The fact that Sentara’s leaders believed in him enough to fund his education helps Smith stay focused on his goals: “Just knowing that people actually want to invest in my potential and my future keeps me going.”

A regional model

In 2018, Del. Terry L. Austin, R-Botetourt County, traveled to MD Anderson Cancer Center in Houston for bladder reconstruction surgery as part of a regimen to treat his bladder cancer. While chatting with workers there, Austin learned many had attended the DeBakey High School for Health Professions, a Houston public high school designed to prepare students for medical careers through a partnership with Baylor College of Medicine.

Later that year, Austin ran into Lawrence with Carilion Clinic and told her about DeBakey High. “I said, ‘We can do that,’” she recalls.

After speaking with educators in Texas about the program, Lawrence organized a sit-down with area education, health and workforce leaders to discuss the need for health care workers. As they talked, Lawrence says, it became clear that boosting the number of students going into health careers wasn’t something any one organization could tackle on its own. They had to work together.

The Blue Ridge Partnership for Health Science Careers officially formed in 2019. Today, it’s a coalition of leaders from education, industry, economic and workforce development and nonprofits working to “solidify the Roanoke and New River Valleys, the Alleghany Highlands and the greater Lynchburg region as a health sciences leader.”

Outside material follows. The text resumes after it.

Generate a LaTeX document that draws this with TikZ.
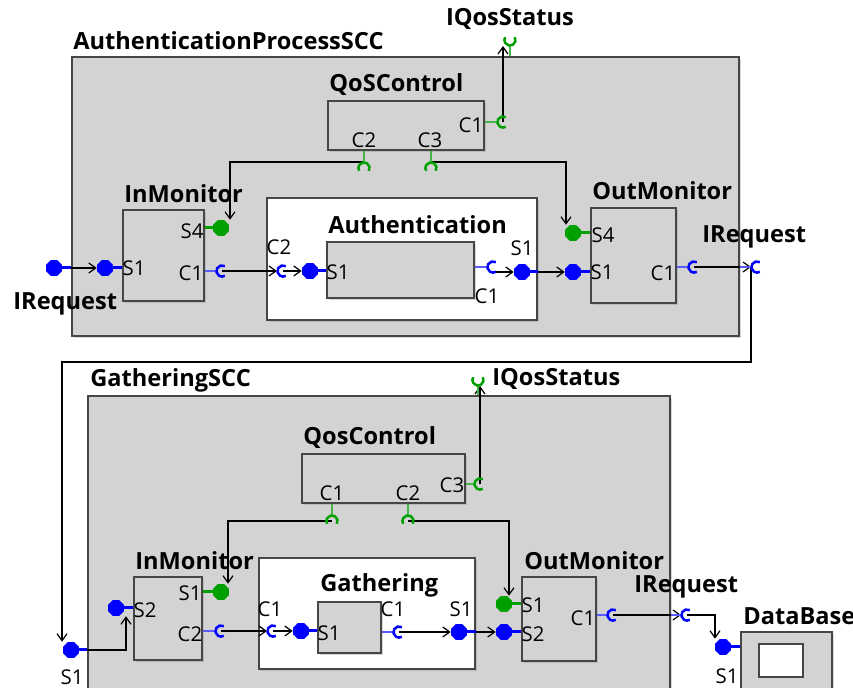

The partnership’s successes include launching a student ambassador program with participants ranging from high schoolers to postgrads who are planning to go into health care. As ambassadors, their duties include speaking on workforce panels and chatting with peers about what courses to take. And in 2024, working jointly with the Virginia Department of Education and Radford University, the partnership revived the Governor’s Summer Camp for Medicine and Health, a program for high school juniors and seniors interested in health care careers. Previously staged at Virginia Commonwealth University, the four-week program hadn’t been held since 2020.

For 2024-25, the partnership is prioritizing a range of initiatives, including: expanding work-based learning experiences, like paid internships and apprenticeships; increasing the number of qualified instructors for needed health care occupations; implementing a shared instructor model between employers and schools; and increasing the number of community mentors encouraging students to consider health care careers. Today, the Blue Ridge Partnership for Health Science Careers receives funding from nonprofit Claude Moore Opportunities and serves as a regional model for the rest of the state.

Launched in 2024, Claude Moore Opportunities is a spinoff nonprofit of the Claude Moore Charitable Foundation. Created in 1987 by the late Dr. Claude Moore, a wealthy radiologist and Loudoun County landowner, the foundation’s mission includes expanding health care career development efforts across Virginia.

Over the years, CMCF has invested more than $20 million in initiatives to “provide entry points and advancement” in health care careers, including investing more than $1 million since 2021 to strengthen and expand health sciences courses in 18 K-12 districts in the Roanoke and New River valleys and the Lynchburg region.

In 2023, CMCF established a goal of “formalizing a statewide health workforce development model,” based on the Blue Ridge Partnership for Health Science Careers.

The Blue Ridge Partnership’s framework simply works, says Dr. William A. Hazel, CEO of Claude Moore Opportunities and a former state secretary of health and human resources. “We have to have some concepts about working together and aligning, so that when we try to address the barriers that are created, we can do it in an organized and intelligent fashion,” he says.

Claude Moore Opportunities furthers CMCF’s mission by addressing Virginia’s shortage of health care workers. The nonprofit’s website offers a detailed plan to help leaders in other regions of the state who want to work collaboratively to increase the health care workforce.

Hazel stresses that building the state’s health care labor supply will take collective efforts — and that means competing health systems must work together. “We need them to put aside their sort of parochial, competitive interest,” he says, “and just grow the workforce together.”